= Available data =
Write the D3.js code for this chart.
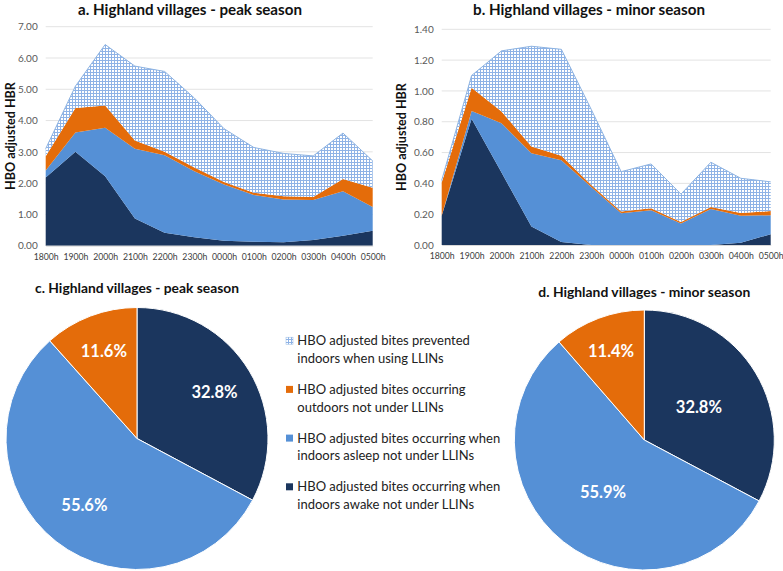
<!DOCTYPE html>
<html><head><meta charset="utf-8">
<script src="https://cdn.jsdelivr.net/npm/d3@7/dist/d3.min.js"></script>
<style>
body{margin:0;background:#fff}
svg{display:block}
text{font-family:Lato,"Open Sans",sans-serif}
</style>
</head><body>
<svg id="chart" width="783" height="571"></svg>
<script>
// ---------------- data ----------------
const hours = ["1800h","1900h","2000h","2100h","2200h","2300h","0000h","0100h","0200h","0300h","0400h","0500h"];
const seriesKeys = ["awake","asleep","outdoors","prevented"];
const seriesNames = [
  ["HBO adjusted bites prevented","indoors when using LLINs"],
  ["HBO adjusted bites occurring","outdoors not under LLINs"],
  ["HBO adjusted bites occurring when","indoors asleep not under LLINs"],
  ["HBO adjusted bites occurring when","indoors awake not under LLINs"]
];
// peak season (panel a)
const peakAwake     = [2.18,3.00,2.22,0.87,0.41,0.27,0.16,0.13,0.11,0.18,0.32,0.48];
const peakAsleep    = [0.22,0.62,1.55,2.23,2.48,2.11,1.80,1.49,1.37,1.28,1.42,0.76];
const peakOutdoors  = [0.46,0.78,0.71,0.26,0.11,0.12,0.08,0.07,0.10,0.10,0.39,0.61];
const peakPrevented = [0.24,0.70,1.95,2.38,2.57,2.22,1.70,1.45,1.37,1.31,1.47,0.86];
// minor season (panel b)
const minorAwake     = [0.19,0.82,0.47,0.12,0.02,0.00,0.00,0.00,0.00,0.00,0.015,0.07];
const minorAsleep    = [0.00,0.05,0.32,0.475,0.53,0.376,0.206,0.226,0.14,0.234,0.175,0.123];
const minorOutdoors  = [0.215,0.15,0.076,0.045,0.03,0.014,0.011,0.012,0.01,0.013,0.018,0.027];
const minorPrevented = [0.015,0.08,0.394,0.65,0.69,0.49,0.259,0.288,0.18,0.29,0.225,0.19];
const peakTicks  = [0,1,2,3,4,5,6,7];
const minorTicks = [0,0.2,0.4,0.6,0.8,1.0,1.2,1.4];
// pies (awake, asleep, outdoors) in %
const peakPie  = [32.8,55.6,11.6];
const minorPie = [32.8,55.9,11.4];

// ---------------- styles ----------------
const colors = {awake:"#1b365e", asleep:"#5590d6", outdoors:"#e46c0a", prevented:"url(#hatch)"};
const svg = d3.select("#chart");
const defs = svg.append("defs");
const pat = defs.append("pattern").attr("id","hatch").attr("patternUnits","userSpaceOnUse")
  .attr("width",3).attr("height",3);
pat.append("rect").attr("width",3).attr("height",3).attr("fill","#ffffff");
pat.append("rect").attr("x",0).attr("y",0).attr("width",3).attr("height",1).attr("fill","#8fb3e6");
pat.append("rect").attr("x",0).attr("y",0).attr("width",1).attr("height",3).attr("fill","#8fb3e6");

function fit(sel, target){
  const n = sel.node(); const fs = parseFloat(sel.attr("font-size"));
  const w = n.getComputedTextLength();
  if (w>0) sel.attr("font-size", (fs*target/w).toFixed(2));
  return sel;
}

function areaChart(o){
  const g = svg.append("g");
  const x = d3.scalePoint().domain(hours).range([o.x0,o.x1]);
  const y = d3.scaleLinear().domain([0,o.max]).range([o.yb,o.yt]);
  const rows = hours.map((h,i)=>({hour:h, awake:o.awake[i], asleep:o.asleep[i], outdoors:o.outdoors[i], prevented:o.prevented[i]}));
  const stack = d3.stack().keys(seriesKeys)(rows);
  // grid
  g.append("g").selectAll("line").data(o.ticks.slice(1)).join("line")
    .attr("x1",o.x0).attr("x2",o.x1).attr("y1",d=>y(d)).attr("y2",d=>y(d))
    .attr("stroke","#e3e3e3").attr("stroke-width",1);
  const area = d3.area().x(d=>x(d.data.hour)).y0(d=>y(d[0])).y1(d=>y(d[1]));
  g.append("g").selectAll("path").data(stack).join("path")
    .attr("d",area).attr("fill",d=>colors[d.key]);
  const top = stack[stack.length-1];
  g.append("path").attr("d", d3.line().x(d=>x(d.data.hour)).y(d=>y(d[1]))(top))
    .attr("fill","none").attr("stroke","#8db3e2").attr("stroke-width",1);
  // axes
  const ya = g.append("g").attr("transform",`translate(${o.x0},0)`)
    .call(d3.axisLeft(y).tickValues(o.ticks).tickFormat(d3.format(".2f")).tickSize(0).tickPadding(8));
  ya.select(".domain").remove();
  ya.selectAll("text").attr("font-family","Lato").attr("font-size",10).attr("fill","#595959");
  const xa = g.append("g").attr("transform",`translate(0,${o.yb})`)
    .call(d3.axisBottom(x).tickSize(0).tickPadding(8));
  xa.select(".domain").attr("stroke","#d9d9d9");
  xa.selectAll("text").attr("font-family","Lato").attr("font-size",8.7).attr("fill","#404040");
  // titles
  fit(g.append("text").attr("x",o.titleX).attr("y",15).attr("text-anchor","middle")
    .attr("font-weight","bold").attr("font-size",15).attr("fill","#111").text(o.title), o.titleW);
  fit(g.append("text").attr("transform",`translate(${o.ylabX},${o.ylabY}) rotate(-90)`)
    .attr("text-anchor","middle").attr("dy","0.35em")
    .attr("font-weight","bold").attr("font-size",13).attr("fill","#111").text("HBO adjusted HBR"), 108);
}

areaChart({x0:45.7,x1:372.7,yt:26.7,yb:245.7,max:7,ticks:peakTicks,
  awake:peakAwake,asleep:peakAsleep,outdoors:peakOutdoors,prevented:peakPrevented,
  title:"a. Highland villages - peak season",titleX:190,titleW:224,ylabX:10.5,ylabY:136});
areaChart({x0:441.7,x1:770.7,yt:29.3,yb:245,max:1.4,ticks:minorTicks,
  awake:minorAwake,asleep:minorAsleep,outdoors:minorOutdoors,prevented:minorPrevented,
  title:"b. Highland villages - minor season",titleX:589,titleW:232,ylabX:402,ylabY:137});

function pieChart(o){
  const g = svg.append("g").attr("transform",`translate(${o.cx},${o.cy})`);
  const arcs = d3.pie().sort(null).value(d=>d)(o.values);
  const keys = ["awake","asleep","outdoors"];
  g.selectAll("path").data(arcs).join("path")
    .attr("d",d3.arc().innerRadius(0).outerRadius(o.r))
    .attr("fill",(d,i)=>colors[keys[i]]).attr("stroke","#fff").attr("stroke-width",1);
  g.selectAll("text.lab").data(arcs).join("text").attr("class","lab")
    .attr("transform",(d,i)=>{const c=d3.arc().innerRadius(0).outerRadius(2*o.r*o.lr[i]).centroid(d);return `translate(${c})`;})
    .attr("text-anchor","middle").attr("dy","0.35em")
    .attr("font-weight","bold").attr("font-size",16.5).attr("fill","#fff")
    .text(d=>d.data.toFixed(1)+"%");
  fit(svg.append("text").attr("x",o.cx).attr("y",o.ty).attr("text-anchor","middle")
    .attr("font-weight","bold").attr("font-size",14).attr("fill","#111").text(o.title), o.tw);
}
pieChart({cx:137,cy:438.5,r:131,values:peakPie,lr:[0.69,0.65,0.71],
  title:"c. Highland villages - peak season",ty:293,tw:204});
pieChart({cx:644.3,cy:440,r:130,values:minorPie,lr:[0.49,0.51,0.73],
  title:"d. Highland villages - minor season",ty:297,tw:212});

// legend
const lg = svg.append("g");
const legFill = [colors.prevented, colors.outdoors, colors.asleep, colors.awake];
seriesNames.forEach((lines,i)=>{
  const y0 = 340.7 + i*48.7;
  lg.append("rect").attr("x",286).attr("y",y0-3.5).attr("width",7).attr("height",7)
    .attr("fill",legFill[i]).attr("stroke", i===0?"#8db3e2":"none").attr("stroke-width",0.5);
  lines.forEach((t,j)=>{
    lg.append("text").attr("class","legt").attr("x",297.3).attr("y",y0+j*17.6).attr("dy","0.35em")
      .attr("font-size",13).attr("fill","#222").text(t);
  });
});
// fit legend font size from first line
const first = lg.select("text.legt");
const w0 = first.node().getComputedTextLength();
lg.selectAll("text.legt").attr("font-size",(13*172.7/w0).toFixed(2));
</script>
</body></html>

= Exercise aim =
Skip the pictures, please, and transcribe only the lines from the beginning of the material through the one that contains "const minorPie = [32.8,55.9,11.4];".

= Solution for this exercise =
Write the D3.js code for this chart.
<!DOCTYPE html>
<html><head><meta charset="utf-8">
<script src="https://cdn.jsdelivr.net/npm/d3@7/dist/d3.min.js"></script>
<style>
body{margin:0;background:#fff}
svg{display:block}
text{font-family:Lato,"Open Sans",sans-serif}
</style>
</head><body>
<svg id="chart" width="783" height="571"></svg>
<script>
// ---------------- data ----------------
const hours = ["1800h","1900h","2000h","2100h","2200h","2300h","0000h","0100h","0200h","0300h","0400h","0500h"];
const seriesKeys = ["awake","asleep","outdoors","prevented"];
const seriesNames = [
  ["HBO adjusted bites prevented","indoors when using LLINs"],
  ["HBO adjusted bites occurring","outdoors not under LLINs"],
  ["HBO adjusted bites occurring when","indoors asleep not under LLINs"],
  ["HBO adjusted bites occurring when","indoors awake not under LLINs"]
];
// peak season (panel a)
const peakAwake     = [2.18,3.00,2.22,0.87,0.41,0.27,0.16,0.13,0.11,0.18,0.32,0.48];
const peakAsleep    = [0.22,0.62,1.55,2.23,2.48,2.11,1.80,1.49,1.37,1.28,1.42,0.76];
const peakOutdoors  = [0.46,0.78,0.71,0.26,0.11,0.12,0.08,0.07,0.10,0.10,0.39,0.61];
const peakPrevented = [0.24,0.70,1.95,2.38,2.57,2.22,1.70,1.45,1.37,1.31,1.47,0.86];
// minor season (panel b)
const minorAwake     = [0.19,0.82,0.47,0.12,0.02,0.00,0.00,0.00,0.00,0.00,0.015,0.07];
const minorAsleep    = [0.00,0.05,0.32,0.475,0.53,0.376,0.206,0.226,0.14,0.234,0.175,0.123];
const minorOutdoors  = [0.215,0.15,0.076,0.045,0.03,0.014,0.011,0.012,0.01,0.013,0.018,0.027];
const minorPrevented = [0.015,0.08,0.394,0.65,0.69,0.49,0.259,0.288,0.18,0.29,0.225,0.19];
const peakTicks  = [0,1,2,3,4,5,6,7];
const minorTicks = [0,0.2,0.4,0.6,0.8,1.0,1.2,1.4];
// pies (awake, asleep, outdoors) in %
const peakPie  = [32.8,55.6,11.6];
const minorPie = [32.8,55.9,11.4];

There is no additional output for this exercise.